Task brief -
Copy exactly the lines from the line containing "Clone this chart in matplotlib." to the line containing "Convert this diagram to SVG code.", both lines included, and omit any pictures.

Entries provided -
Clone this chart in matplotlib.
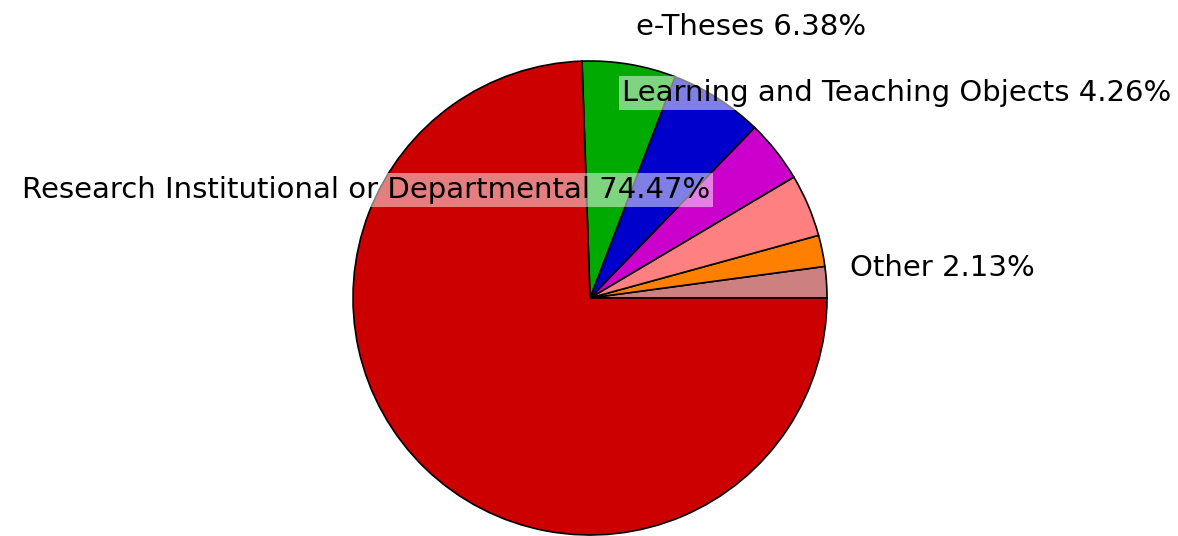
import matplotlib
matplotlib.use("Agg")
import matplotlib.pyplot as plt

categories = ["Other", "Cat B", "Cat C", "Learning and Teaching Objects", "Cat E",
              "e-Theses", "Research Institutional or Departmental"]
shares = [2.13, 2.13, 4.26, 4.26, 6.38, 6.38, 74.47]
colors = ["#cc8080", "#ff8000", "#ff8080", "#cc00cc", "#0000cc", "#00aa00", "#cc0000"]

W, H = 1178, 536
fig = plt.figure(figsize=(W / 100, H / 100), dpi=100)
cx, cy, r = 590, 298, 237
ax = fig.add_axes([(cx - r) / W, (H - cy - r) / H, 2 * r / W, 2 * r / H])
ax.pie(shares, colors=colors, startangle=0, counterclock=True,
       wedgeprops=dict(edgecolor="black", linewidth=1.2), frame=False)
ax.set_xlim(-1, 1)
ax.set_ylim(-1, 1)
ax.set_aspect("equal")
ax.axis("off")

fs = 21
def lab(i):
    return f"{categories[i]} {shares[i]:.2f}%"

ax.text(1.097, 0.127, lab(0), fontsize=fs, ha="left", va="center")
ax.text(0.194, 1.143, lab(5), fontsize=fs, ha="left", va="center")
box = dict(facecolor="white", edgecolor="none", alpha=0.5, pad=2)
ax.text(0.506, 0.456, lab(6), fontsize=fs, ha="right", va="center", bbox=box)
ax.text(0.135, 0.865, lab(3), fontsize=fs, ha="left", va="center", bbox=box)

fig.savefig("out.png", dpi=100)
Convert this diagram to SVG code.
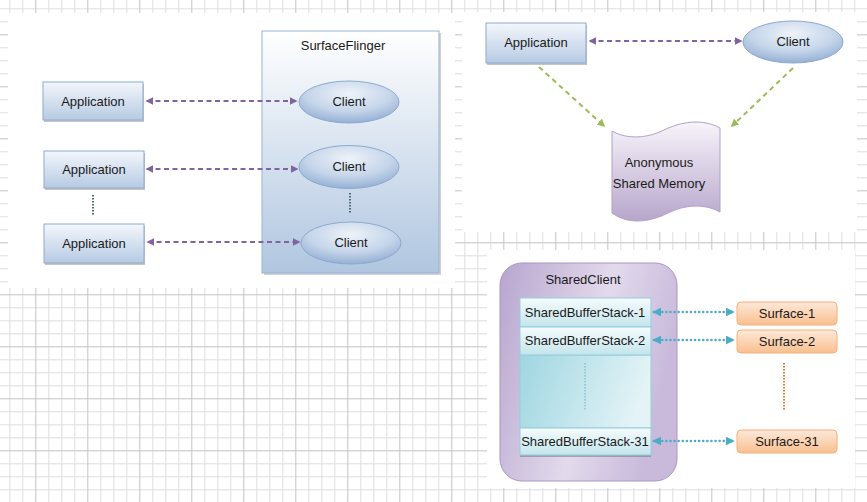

* * *

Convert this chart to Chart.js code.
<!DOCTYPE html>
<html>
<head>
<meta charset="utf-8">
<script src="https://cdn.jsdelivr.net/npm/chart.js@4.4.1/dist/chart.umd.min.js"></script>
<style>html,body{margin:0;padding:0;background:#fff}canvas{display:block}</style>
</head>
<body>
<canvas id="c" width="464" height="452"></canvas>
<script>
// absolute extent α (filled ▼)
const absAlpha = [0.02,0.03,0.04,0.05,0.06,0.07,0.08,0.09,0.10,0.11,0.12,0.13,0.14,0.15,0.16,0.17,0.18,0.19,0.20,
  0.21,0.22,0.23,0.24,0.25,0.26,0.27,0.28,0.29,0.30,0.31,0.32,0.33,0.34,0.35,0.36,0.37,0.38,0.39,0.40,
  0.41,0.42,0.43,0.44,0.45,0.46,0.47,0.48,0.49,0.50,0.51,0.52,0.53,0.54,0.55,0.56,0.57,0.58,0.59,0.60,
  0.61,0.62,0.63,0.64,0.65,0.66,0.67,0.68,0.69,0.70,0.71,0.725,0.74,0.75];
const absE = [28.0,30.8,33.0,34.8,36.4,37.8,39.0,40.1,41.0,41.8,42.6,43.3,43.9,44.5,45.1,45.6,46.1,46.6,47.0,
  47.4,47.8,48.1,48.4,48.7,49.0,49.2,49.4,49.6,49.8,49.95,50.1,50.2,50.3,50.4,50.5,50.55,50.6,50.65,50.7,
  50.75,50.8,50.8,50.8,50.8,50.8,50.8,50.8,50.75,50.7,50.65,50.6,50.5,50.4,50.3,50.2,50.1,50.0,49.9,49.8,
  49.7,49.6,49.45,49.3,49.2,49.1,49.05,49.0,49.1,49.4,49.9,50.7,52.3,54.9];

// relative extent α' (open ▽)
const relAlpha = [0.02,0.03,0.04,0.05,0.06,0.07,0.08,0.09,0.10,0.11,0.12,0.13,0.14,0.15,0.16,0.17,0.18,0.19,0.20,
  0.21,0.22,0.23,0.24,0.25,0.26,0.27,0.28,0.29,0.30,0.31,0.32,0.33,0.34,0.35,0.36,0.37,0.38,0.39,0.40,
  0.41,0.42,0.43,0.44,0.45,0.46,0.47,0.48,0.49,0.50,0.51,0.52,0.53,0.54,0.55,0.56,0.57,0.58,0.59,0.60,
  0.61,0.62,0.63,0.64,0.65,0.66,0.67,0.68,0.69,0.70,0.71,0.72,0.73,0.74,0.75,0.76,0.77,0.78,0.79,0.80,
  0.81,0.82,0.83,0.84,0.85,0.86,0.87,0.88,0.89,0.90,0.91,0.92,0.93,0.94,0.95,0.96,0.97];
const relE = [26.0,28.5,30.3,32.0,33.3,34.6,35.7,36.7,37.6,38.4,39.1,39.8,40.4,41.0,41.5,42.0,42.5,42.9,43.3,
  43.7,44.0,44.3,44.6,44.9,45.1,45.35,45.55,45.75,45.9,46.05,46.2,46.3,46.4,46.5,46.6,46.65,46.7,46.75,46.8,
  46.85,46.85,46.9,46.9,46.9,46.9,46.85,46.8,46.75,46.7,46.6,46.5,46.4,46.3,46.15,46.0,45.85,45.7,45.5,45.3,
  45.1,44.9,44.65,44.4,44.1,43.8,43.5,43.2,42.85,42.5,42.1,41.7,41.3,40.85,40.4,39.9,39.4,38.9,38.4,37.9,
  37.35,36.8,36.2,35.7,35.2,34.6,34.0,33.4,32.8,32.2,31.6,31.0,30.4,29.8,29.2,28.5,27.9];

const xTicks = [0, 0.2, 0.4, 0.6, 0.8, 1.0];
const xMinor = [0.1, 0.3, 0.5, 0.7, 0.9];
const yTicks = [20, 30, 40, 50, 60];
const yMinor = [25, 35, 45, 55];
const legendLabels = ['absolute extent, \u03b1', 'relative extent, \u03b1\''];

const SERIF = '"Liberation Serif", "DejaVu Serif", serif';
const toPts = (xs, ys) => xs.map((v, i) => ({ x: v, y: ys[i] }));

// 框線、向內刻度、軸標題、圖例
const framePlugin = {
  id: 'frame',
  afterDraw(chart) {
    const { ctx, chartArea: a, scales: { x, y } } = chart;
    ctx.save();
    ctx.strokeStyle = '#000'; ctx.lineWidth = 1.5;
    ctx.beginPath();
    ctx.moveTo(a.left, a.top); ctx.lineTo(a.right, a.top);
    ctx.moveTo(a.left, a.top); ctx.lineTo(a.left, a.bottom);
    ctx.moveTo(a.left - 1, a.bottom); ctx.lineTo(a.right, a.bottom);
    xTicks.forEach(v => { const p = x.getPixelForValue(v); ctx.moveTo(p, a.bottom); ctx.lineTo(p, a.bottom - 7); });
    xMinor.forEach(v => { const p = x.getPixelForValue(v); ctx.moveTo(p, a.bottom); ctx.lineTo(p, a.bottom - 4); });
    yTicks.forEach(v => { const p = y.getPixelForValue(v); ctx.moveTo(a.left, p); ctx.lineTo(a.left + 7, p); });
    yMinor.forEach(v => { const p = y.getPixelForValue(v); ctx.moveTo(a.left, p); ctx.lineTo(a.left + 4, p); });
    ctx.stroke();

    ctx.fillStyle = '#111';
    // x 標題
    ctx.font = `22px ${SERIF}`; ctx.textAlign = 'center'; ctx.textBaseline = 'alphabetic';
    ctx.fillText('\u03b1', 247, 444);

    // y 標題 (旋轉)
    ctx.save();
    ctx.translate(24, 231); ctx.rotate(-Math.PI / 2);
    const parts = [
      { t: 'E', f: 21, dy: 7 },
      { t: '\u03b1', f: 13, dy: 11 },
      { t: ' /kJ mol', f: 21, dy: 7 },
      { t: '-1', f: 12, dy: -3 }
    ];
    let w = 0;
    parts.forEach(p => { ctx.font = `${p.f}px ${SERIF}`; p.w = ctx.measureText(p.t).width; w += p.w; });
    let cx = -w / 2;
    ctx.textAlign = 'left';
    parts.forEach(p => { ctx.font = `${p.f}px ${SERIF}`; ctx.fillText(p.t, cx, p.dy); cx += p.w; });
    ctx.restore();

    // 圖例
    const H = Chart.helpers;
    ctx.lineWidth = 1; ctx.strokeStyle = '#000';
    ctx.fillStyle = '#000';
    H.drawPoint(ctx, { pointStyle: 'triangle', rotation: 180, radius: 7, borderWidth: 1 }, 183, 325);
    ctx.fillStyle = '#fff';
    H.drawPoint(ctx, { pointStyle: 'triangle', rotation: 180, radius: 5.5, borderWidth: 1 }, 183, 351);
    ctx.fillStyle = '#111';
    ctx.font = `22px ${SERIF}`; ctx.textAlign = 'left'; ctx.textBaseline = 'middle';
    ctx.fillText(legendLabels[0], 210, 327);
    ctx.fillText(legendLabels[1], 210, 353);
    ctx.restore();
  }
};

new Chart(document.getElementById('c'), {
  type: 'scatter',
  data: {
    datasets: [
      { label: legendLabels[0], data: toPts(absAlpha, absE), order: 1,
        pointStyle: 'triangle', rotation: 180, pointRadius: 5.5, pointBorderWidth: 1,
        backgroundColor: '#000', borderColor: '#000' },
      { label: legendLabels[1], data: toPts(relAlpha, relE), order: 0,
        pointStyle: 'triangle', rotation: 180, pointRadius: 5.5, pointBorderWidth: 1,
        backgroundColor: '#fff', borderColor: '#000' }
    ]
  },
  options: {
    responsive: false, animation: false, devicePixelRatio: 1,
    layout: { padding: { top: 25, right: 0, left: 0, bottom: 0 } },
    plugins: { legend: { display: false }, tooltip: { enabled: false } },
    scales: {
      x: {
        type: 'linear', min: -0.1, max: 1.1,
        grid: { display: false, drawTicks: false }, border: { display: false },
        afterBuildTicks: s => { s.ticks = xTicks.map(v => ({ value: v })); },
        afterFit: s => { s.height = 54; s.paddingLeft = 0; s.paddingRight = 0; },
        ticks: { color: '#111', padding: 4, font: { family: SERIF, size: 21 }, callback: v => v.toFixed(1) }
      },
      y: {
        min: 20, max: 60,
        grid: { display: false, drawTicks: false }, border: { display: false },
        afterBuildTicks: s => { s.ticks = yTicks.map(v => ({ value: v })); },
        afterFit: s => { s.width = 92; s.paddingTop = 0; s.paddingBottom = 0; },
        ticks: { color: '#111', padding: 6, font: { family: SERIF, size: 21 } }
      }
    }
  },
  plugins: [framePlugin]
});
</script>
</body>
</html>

Solution to the exercise -
Clone this chart in matplotlib.
import matplotlib
matplotlib.use("Agg")
import matplotlib.pyplot as plt

categories = ["Other", "Cat B", "Cat C", "Learning and Teaching Objects", "Cat E",
              "e-Theses", "Research Institutional or Departmental"]
shares = [2.13, 2.13, 4.26, 4.26, 6.38, 6.38, 74.47]
colors = ["#cc8080", "#ff8000", "#ff8080", "#cc00cc", "#0000cc", "#00aa00", "#cc0000"]

W, H = 1178, 536
fig = plt.figure(figsize=(W / 100, H / 100), dpi=100)
cx, cy, r = 590, 298, 237
ax = fig.add_axes([(cx - r) / W, (H - cy - r) / H, 2 * r / W, 2 * r / H])
ax.pie(shares, colors=colors, startangle=0, counterclock=True,
       wedgeprops=dict(edgecolor="black", linewidth=1.2), frame=False)
ax.set_xlim(-1, 1)
ax.set_ylim(-1, 1)
ax.set_aspect("equal")
ax.axis("off")

fs = 21
def lab(i):
    return f"{categories[i]} {shares[i]:.2f}%"

ax.text(1.097, 0.127, lab(0), fontsize=fs, ha="left", va="center")
ax.text(0.194, 1.143, lab(5), fontsize=fs, ha="left", va="center")
box = dict(facecolor="white", edgecolor="none", alpha=0.5, pad=2)
ax.text(0.506, 0.456, lab(6), fontsize=fs, ha="right", va="center", bbox=box)
ax.text(0.135, 0.865, lab(3), fontsize=fs, ha="left", va="center", bbox=box)

fig.savefig("out.png", dpi=100)
Convert this diagram to SVG code.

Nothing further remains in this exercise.